The Rural Connectivity Group (RCG) is a joint venture by New Zealand’s mobile network operators – Vodafone, Spark, 2degrees. Crown Infrastructure Partners
has contracted with the Rural Connectivity Group to bring 4G mobile and wireless broadband coverage to rural New Zealand under the Rural Broadband Initiative Phase Two and the Mobile Black Spot Fund.

The RCG will build a minimum of 400 new mobile cell-sites, delivering high speed wireless broadband to at least 30,000 additional rural New Zealand households. This will increase New Zealand’s mobile land coverage area by up to 25 per cent, and deliver mobile calling and data service to a further potential 780 kilometres of New Zealand’s state highways. It aims to provide high-speed broadband to the greatest possible number of rural users and improve mobile on state highways and at key visitor destinations.

All three mobile network operators will share spectrum, network equipment and have one set of antennae on each tower, using Multi Operator Core Network (MOCN) technology.

Coverage and rollout

As of June 2018 one site had been installed at Haast on the West coast of the South Island.

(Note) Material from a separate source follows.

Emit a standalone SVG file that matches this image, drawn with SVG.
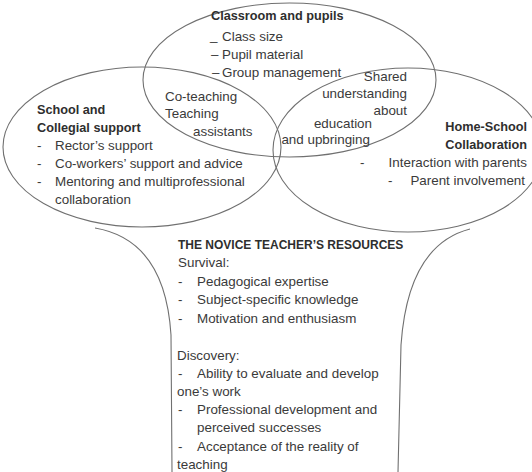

It was fast tracked due to lobbying from locals citing safety issues. It is only 3G initially (with satellite back-haul) and will be later upgraded to 4G when suitable infrastructure is available.

The original contract builds were due for completion by the end of 2022 however the new schedule (May 2018) aims to have them substantially finished by the end of 2021 – a year earlier than previously planned.